How might this work? The three modalities Peter Fruchter proposes might seem to find their most direct application in analytical approaches, particularly in terms of the vector between the definitive (which might be seen as incorporating our theories and hypotheses about the world) and the descriptive (the realm where theories are subject to testing and refutation). And yet, phenomenological approaches rely just as solidly on interpreting the relationship between the definitive and the descriptive (and vice versa). The imperative modality provides a venue for exposing power-based claims, particularly where imperative statements designed to force something in the world masquerade as objective theories about the world, or where evidence is selectively harnessed to support a particular theory. And this is where postmodernity is exposed, not only in its strengths (the critique of positivism, for example) but in its weaknesses (the unadmitted effort to replace logical positivism with a new and equally repressive orthodoxy).

It seems to me that the great strength of analytic philosophy is its ability to measure and characterize truth, and that the equal power of continental (or at least phenomenological) approaches lies in their recognition of consciousness and their openness to the expanding cosmos of ideas and experiences. What both philosophical traditions have in common, though, is their recognition and search for a transcendent truth.

Suggested reading:

Compton, John J., 1988. Phenomenology and the philosophy of nature. Man and World, 21, 65-89.

Fruchter, Peter. Truth and Integrity. Manuscript in-progress; portions available at

Harris, Amy Lavender, 2004. Ecological Phenomenology. A comprehensive paper originally submitted in support of PhD work in the Faculty of Environmental Studies, York University. Paper available electronically (copy and paste link) at

Popper, Karl, 1994; 2002. Unended Quest. London; New York: Routledge.


Doc Nagel said...

Another way to think about the division in academic philosophy is as a legacy of McCarthyism (John McCumber wrote something on this a couple years ago). Philosophers steeped in the so-called continental tradition had the nasty habit of speaking about political matters and their rootedness in the material production of life, society, and the world. Made more purely linguistic or logic-oriented, philosophy was rendered safe for the paranoid political times. (One might note how "continental" philosophers are found with such frequency in non-philosophy departments, in the US and Canada at least.)

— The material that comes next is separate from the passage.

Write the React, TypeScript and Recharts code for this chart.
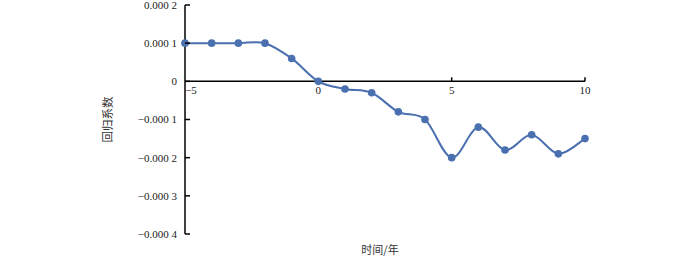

Another way to think about postmodern thought, that I find helpful, is through Lyotard's The Postmodern Condition, where the issue is about what legitimates discourses of knowledge. From that standpoint, postmodern thought doesn't look like either of the two terms a pal of mine uses for it - "lyrical barbarism" or "nihilist hedonism."

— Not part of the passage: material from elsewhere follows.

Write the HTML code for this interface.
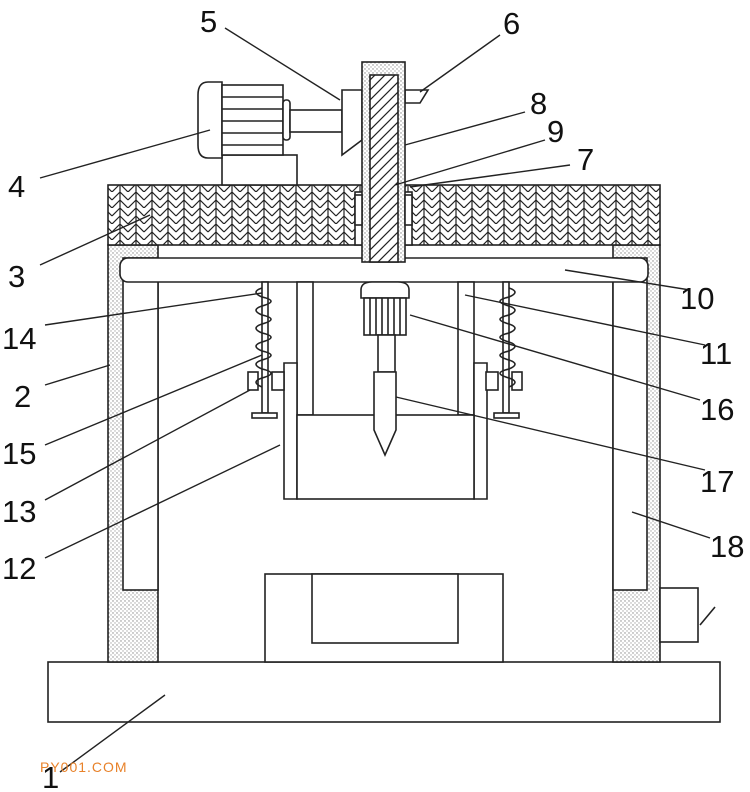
<!DOCTYPE html>
<html><head><meta charset="utf-8"><style>
html,body{margin:0;padding:0;background:#fff}
svg{display:block}
text{font-family:"Liberation Sans",sans-serif;font-size:31px;fill:#111}
</style></head><body>
<svg width="750" height="792" viewBox="0 0 750 792" xmlns="http://www.w3.org/2000/svg">
<defs>
<pattern id="dots" width="4" height="4" patternUnits="userSpaceOnUse">
<rect width="4" height="4" fill="#fff"/><circle cx="1" cy="1" r="0.7" fill="#888"/><circle cx="3" cy="3" r="0.7" fill="#aaa"/>
</pattern>
<pattern id="herr" width="16" height="16" patternUnits="userSpaceOnUse">
<rect width="16" height="16" fill="#fff"/>
<path d="M0 8 L8 0 M0 16 L8 8 M8 0 L16 8 M8 8 L16 16 M8 0 V16" stroke="#222" stroke-width="1.2" fill="none"/>
</pattern>
<pattern id="hatch" width="10" height="10" patternUnits="userSpaceOnUse">
<rect width="10" height="10" fill="#fff"/><path d="M0 10 L10 0 M-2 2 L2 -2 M8 12 L12 8" stroke="#222" stroke-width="1.2"/>
</pattern>
</defs>
<g stroke="#222" stroke-width="1.6" fill="#fff">
<rect x="48" y="662" width="672" height="60"/>
<rect x="108" y="245" width="50" height="417" fill="url(#dots)"/>
<rect x="123" y="258" width="35" height="332"/>
<rect x="613" y="245" width="47" height="417" fill="url(#dots)"/>
<rect x="613" y="258" width="34" height="332"/>
<rect x="108" y="185" width="552" height="60" fill="url(#herr)"/>
<rect x="355" y="192" width="57" height="53"/>
<rect x="120" y="258" width="528" height="24" rx="8"/>
<rect x="222" y="155" width="75" height="30"/>
<path d="M222 82 H208 Q198 82 198 95 V145 Q198 158 208 158 H222 Z"/>
<rect x="222" y="85" width="61" height="70"/>
<path d="M222 97H283M222 109H283M222 121H283M222 133H283M222 145H283" fill="none"/>
<rect x="283" y="100" width="7" height="40" rx="3"/>
<rect x="290" y="110" width="52" height="22"/>
<path d="M342 90 L362 90 L362 140 L342 155 Z"/>
<path d="M405 90 L428 90 L420 103 L405 103 Z"/>
<rect x="362" y="62" width="43" height="200" fill="url(#dots)"/>
<rect x="370" y="75" width="28" height="187" fill="url(#hatch)"/>
<rect x="355" y="195" width="7" height="30"/>
<rect x="405" y="195" width="7" height="30"/>
<rect x="297" y="282" width="16" height="133"/>
<rect x="458" y="282" width="16" height="133"/>
<path d="M284 363 H297 V499 H284 Z"/>
<path d="M474 363 H487 V499 H474 Z"/>
<rect x="297" y="415" width="177" height="84"/>
<rect x="262" y="282" width="6" height="131"/>
<rect x="252" y="413" width="25" height="5"/>
<rect x="248" y="372" width="10" height="18"/><rect x="272" y="372" width="12" height="18"/>
<path d="M262 288 q-12 4 0 9 q18 4 0 9 q-12 4 0 9 q18 4 0 9 q-12 4 0 9 q18 4 0 9 q-12 4 0 9 q18 4 0 9 q-12 4 0 9 q18 4 0 9 q-12 4 0 9" fill="none"/>
<rect x="503" y="282" width="6" height="131"/>
<rect x="494" y="413" width="25" height="5"/>
<rect x="486" y="372" width="12" height="18"/><rect x="512" y="372" width="10" height="18"/>
<path d="M509 288 q12 4 0 9 q-18 4 0 9 q12 4 0 9 q-18 4 0 9 q12 4 0 9 q-18 4 0 9 q12 4 0 9 q-18 4 0 9 q12 4 0 9 q-18 4 0 9 q12 4 0 9" fill="none"/>
<path d="M361 298 V290 Q361 282 372 282 H398 Q409 282 409 290 V298 Z"/>
<rect x="364" y="298" width="42" height="37"/>
<path d="M370 298V335M376 298V335M382 298V335M388 298V335M394 298V335M400 298V335" fill="none"/>
<rect x="378" y="335" width="17" height="37"/>
<path d="M374 372 H396 V430 L385 455 L374 430 Z"/>
<rect x="265" y="574" width="238" height="88"/>
<rect x="312" y="574" width="146" height="69"/>
<rect x="660" y="588" width="38" height="54"/>
<path d="M700 625 L715 607" fill="none"/>
<g fill="none" stroke-width="1.4">
<path d="M225 28 L340 100"/><path d="M500 35 L420 92"/><path d="M525 112 L405 145"/>
<path d="M545 140 L395 185"/><path d="M570 165 L410 187"/><path d="M40 178 L210 130"/>
<path d="M40 265 L150 215"/><path d="M690 290 L565 270"/><path d="M45 325 L262 293"/>
<path d="M705 345 L465 295"/><path d="M45 385 L110 365"/><path d="M700 400 L410 315"/>
<path d="M45 445 L262 355"/><path d="M705 470 L396 397"/><path d="M45 500 L250 390"/>
<path d="M710 538 L632 512"/><path d="M45 558 L280 445"/><path d="M60 772 L165 695"/>
</g>
</g>
<g>
<text x="200" y="32">5</text><text x="503" y="34">6</text><text x="530" y="114">8</text>
<text x="547" y="142">9</text><text x="577" y="170">7</text><text x="8" y="197">4</text>
<text x="8" y="287">3</text><text x="680" y="309">10</text><text x="2" y="349">14</text>
<text x="700" y="364">11</text><text x="14" y="407">2</text><text x="700" y="420">16</text>
<text x="2" y="464">15</text><text x="700" y="492">17</text><text x="2" y="522">13</text>
<text x="710" y="557">18</text><text x="2" y="579">12</text><text x="42" y="788">1</text>
<text x="40" y="772" style="font-size:14px;fill:#e8822a;letter-spacing:1px">PY001.COM</text>
</g>
</svg>
</body></html>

The only incontinental philosophers I've come across have been that weird species of text-worshippers who have turned away from phenomenology or critical theory as practices of philosophical inquiry, and instead spend their time on un-worldly contemplations of, for instance, "thinking." Personally, I think navels are much more interesting and important in the lived world.

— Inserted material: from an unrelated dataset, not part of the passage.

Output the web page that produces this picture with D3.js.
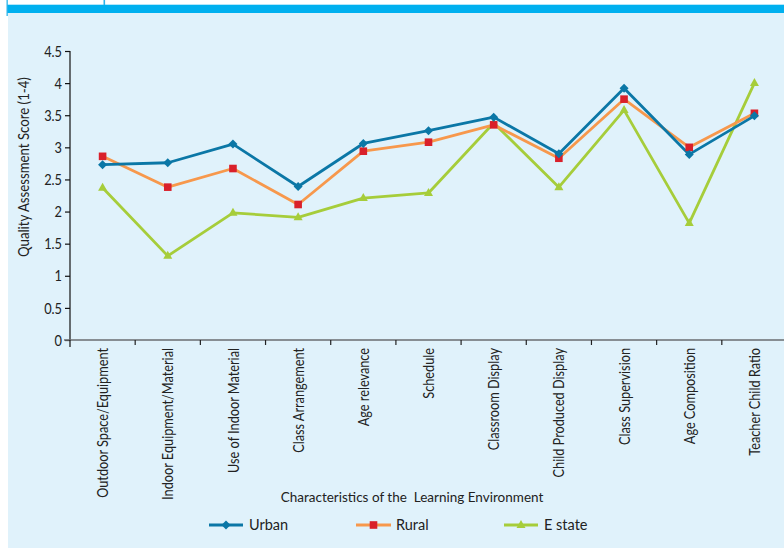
<!DOCTYPE html>
<html><head><meta charset="utf-8">
<script src="https://cdn.jsdelivr.net/npm/d3@7"></script>
<style>
html,body{margin:0;padding:0;background:#fff;}
svg{display:block;}
.cond{font-family:Lato,"Open Sans",sans-serif;}
.hum{font-family:Lato,"Open Sans",sans-serif;}
</style></head>
<body>
<svg id="c" width="784" height="548"></svg>
<script>
const categories = ["Outdoor Space/Equipment","Indoor Equipment/Material","Use of Indoor Material","Class Arrangement","Age relevance","Schedule","Classroom Display","Child Produced Display","Class Supervision","Age Composition","Teacher Child Ratio"];
const urban  = [2.73,2.76,3.05,2.39,3.06,3.26,3.47,2.90,3.92,2.89,3.49];
const rural  = [2.86,2.38,2.67,2.11,2.94,3.08,3.35,2.83,3.75,3.00,3.53];
const estate = [2.37,1.31,1.98,1.91,2.21,2.29,3.38,2.38,3.58,1.82,4.00];
const yTicks = [0,0.5,1,1.5,2,2.5,3,3.5,4,4.5];
const seriesNames = ["Urban","Rural","E state"];

const svg = d3.select("#c");
// header & background
svg.append("rect").attr("x",0).attr("y",0).attr("width",784).attr("height",548).attr("fill","#ffffff");
svg.append("rect").attr("x",8).attr("y",13).attr("width",776).attr("height",535).attr("fill","#e0f2fb");
svg.append("rect").attr("x",7).attr("y",4.7).attr("width",777).attr("height",8.3).attr("fill","#00b0ef");
svg.append("rect").attr("x",6.5).attr("y",0).attr("width",1.3).attr("height",16).attr("fill","#2ab3ea");
svg.append("rect").attr("x",103.5).attr("y",0).attr("width",1.6).attr("height",5).attr("fill","#2ab3ea");

const x = d3.scaleBand().domain(categories).range([70,787]);
const y = d3.scaleLinear().domain([0,4.5]).range([340,51]);

// y axis
const ya = svg.append("g").attr("transform","translate(70,0)")
  .call(d3.axisLeft(y).tickValues(yTicks).tickSize(5).tickPadding(3).tickFormat(d=>String(d)));
ya.select(".domain").attr("stroke","#111").attr("stroke-width",1.2).attr("d","M0,340V51");
ya.selectAll(".tick line").attr("stroke","#111").attr("stroke-width",1.2);
ya.selectAll(".tick text").attr("class","cond").attr("font-size",16).attr("fill","#222")
  .attr("x",0).attr("transform","translate(-8,0) scale(0.8,1)");

// x axis
const xa = svg.append("g").attr("transform","translate(0,340)")
  .call(d3.axisBottom(x).tickSize(0).tickFormat(d=>d));
xa.select(".domain").attr("stroke","#6a6d70").attr("stroke-width",1.6).attr("d","M64,0H784");
const xt = xa.selectAll(".tick text").attr("class","cond").attr("font-size",15.5).attr("fill","#222")
  .attr("text-anchor","end").attr("dy","0.36em").attr("x",0).attr("y",0);
const natural = xt.filter((d,i)=>i===0).node().getComputedTextLength();
const sx = 150/natural;
xt.attr("transform",`translate(0,8) rotate(-90) scale(${sx},1)`);
// boundary ticks
const bounds = categories.map(c=>x(c));
svg.append("g").selectAll("line").data(bounds).join("line")
  .attr("x1",d=>d).attr("x2",d=>d).attr("y1",340).attr("y2",d=>d===70?347:345)
  .attr("stroke",(d)=>d===70?"#111":"#222").attr("stroke-width",1.2);

const cx = c => x(c)+x.bandwidth()/2;
const line = d3.line().x((d,i)=>cx(categories[i])).y(d=>y(d));

const cfg = [
  {data:urban,  color:"#0b77a6", mcolor:"#0b77a6", marker:"diamond"},
  {data:rural,  color:"#f7984c", mcolor:"#d9202a", marker:"square"},
  {data:estate, color:"#a6cd3a", mcolor:"#a6cd3a", marker:"triangle"}
];
function marker(g, type, color, px, py){
  if(type==="diamond"){
    g.append("path").attr("d",`M${px},${py-4.5}L${px+4.5},${py}L${px},${py+4.5}L${px-4.5},${py}Z`).attr("fill",color);
  } else if(type==="square"){
    g.append("rect").attr("x",px-3.8).attr("y",py-3.8).attr("width",7.6).attr("height",7.6).attr("fill",color);
  } else {
    g.append("path").attr("d",`M${px},${py-5}L${px+4.5},${py+3}L${px-4.5},${py+3}Z`).attr("fill",color);
  }
}
[2,1,0].forEach(k=>{
  const s = cfg[k];
  svg.append("path").datum(s.data).attr("d",line).attr("fill","none")
    .attr("stroke",s.color).attr("stroke-width",2.8).attr("stroke-linejoin","round");
});
[2,1,0].forEach(k=>{
  const s = cfg[k];
  const g = svg.append("g");
  s.data.forEach((v,i)=>marker(g,s.marker,s.mcolor,cx(categories[i]),y(v)));
});

// axis titles
const yt = svg.append("text").attr("class","hum").attr("font-size",14.5).attr("fill","#222")
  .attr("text-anchor","middle").text("Quality Assessment Score (1-4)");
const ytl = yt.node().getComputedTextLength();
yt.attr("transform",`translate(28.5,167) rotate(-90) scale(${180/ytl},1)`);
svg.append("text").attr("class","hum").attr("font-size",13.5).attr("fill","#222")
  .attr("text-anchor","middle").attr("x",412).attr("y",502).style("white-space","pre")
  .text("Characteristics of the  Learning Environment");

// legend
const lg = [{x1:209,x2:243,tx:249},{x1:356,x2:391,tx:396},{x1:504,x2:538,tx:544}];
lg.forEach((p,k)=>{
  const s = cfg[k];
  svg.append("line").attr("x1",p.x1).attr("x2",p.x2).attr("y1",525).attr("y2",525)
    .attr("stroke",s.color).attr("stroke-width",2.8);
  const g = svg.append("g");
  marker(g,s.marker,s.mcolor,(p.x1+p.x2)/2,525);
  svg.append("text").attr("class","hum").attr("font-size",14.5).attr("fill","#222")
    .attr("x",p.tx).attr("y",530).text(seriesNames[k]);
});
</script>
</body></html>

Amy Lavender Harris said...

Thank you for your comment, Doc Nagel. As a phenomenologist, I am somewhat shielded from the enmity (largely deservingly) directed at much of what goes on under the postmodern umbrella, if only because both analytic philosophers and most deconstructivists think phenomenologists are flakes or secret fascists.

I haven't read Lyotard, although he keeps coming up as a suggested reference. Will take a look.

In the environmental tradition, a decent critique of the excesses of postmodern thought is provided in Michael E. Soule and Gary Lease's edited collection, Reinventing Nature: Responses to Posmodern Deconstruction (1995, Island Press). The essays in the collection don't so much question deconstruction as warn of the dangers of chopping down all the trees instead of only doing away with the idea of the forest.

As for continentalists outside of philosophy departments, I've noticed the same thing. A less kindly explanation might invoke the suggestion that many continentalists lack the intellectual rigour to make it in most philosophy departments unless able to seize power by attaching themselves to particular Zeitgeists (as one radical feminist epistemologist did in the philosophy department where my husband once studied). I think most continentalists have all the rigour required, but too many fail to engage with the long philosophical tradition and thus lack (or wish to cut off) the ability to communicate across disciplines. At the same time, many philosophy departments have become fossils, suspicious of anything more recent than Kant or Voltaire or Hume.

And I agree entirely with your comment about navels. A single navel floating in a vat doesn't make much of a navy.

Anonymous said...

Well, "that weird species of text-worshippers who have turned away from phenomenology or critical theory as practices of philosophical inquiry" are best represented by the so-called ontologists in computer science.

Like those who'd attempt to divide some kind of syntactic inference from semantic reference from perhaps a pragmatic deference, they attempt to organize reality into stacks. Ignoring that what they are told to ignore is what stacks the stack. Too often their metaphysics resembles that of bunkers or brains in a box "thinking about thinking". While scorning those who might ask for instance why they always assume that there is a fixed concept of sameness, a priori scoping or framing of even the most volatile concepts, little regard for the fragility of axioms (paradox) nor the great dangers of aggregates (especially in economics). What makes the continental or even the phenomenological distance themselves from the analytic, may well be the latter's dishonesty in disdaining transcendentalism while embracing it in an abusive way - as an agenda of sorting assertions.

The great horrors may arise from this kind of automated Necronomicon than from a proposal to carve up truth with a three-toed primordial claw, but that does not let the latter off the proverbial meat hook. A model that assumes that there is a body of "information given" and that the investigation of its veracity or relevance, its active testing, questioning its terms of reference deeply enough to require it to be remade, also assumes a white-collar class taking reports from the field and giving orders to be carried out by each other or the reporter. Does the mind act like this with respect to the body? Perhaps not. If ordered, the hand reaches out to the hot stove, but it does not remain there. There's a feedback loop that causes, at a time undetermined by deference of a "higher" (more abstract) sort, a re-examination of the assumptions of the information given. If this is not scheduled or triggered then the entire map is redrawn based on some factor that is not included at some time that is not determined. Like debt relations, such models try to hold the body in the field to commitments made by the minds in the market. As fragile as a AAA bond rating these days.

Transcendence be damned, just find a model that isn't so petit-bourgeois and disdainful of on-the-job learning and negotiation of goals or limits. These aren't modes of reason so much as modes of bullying.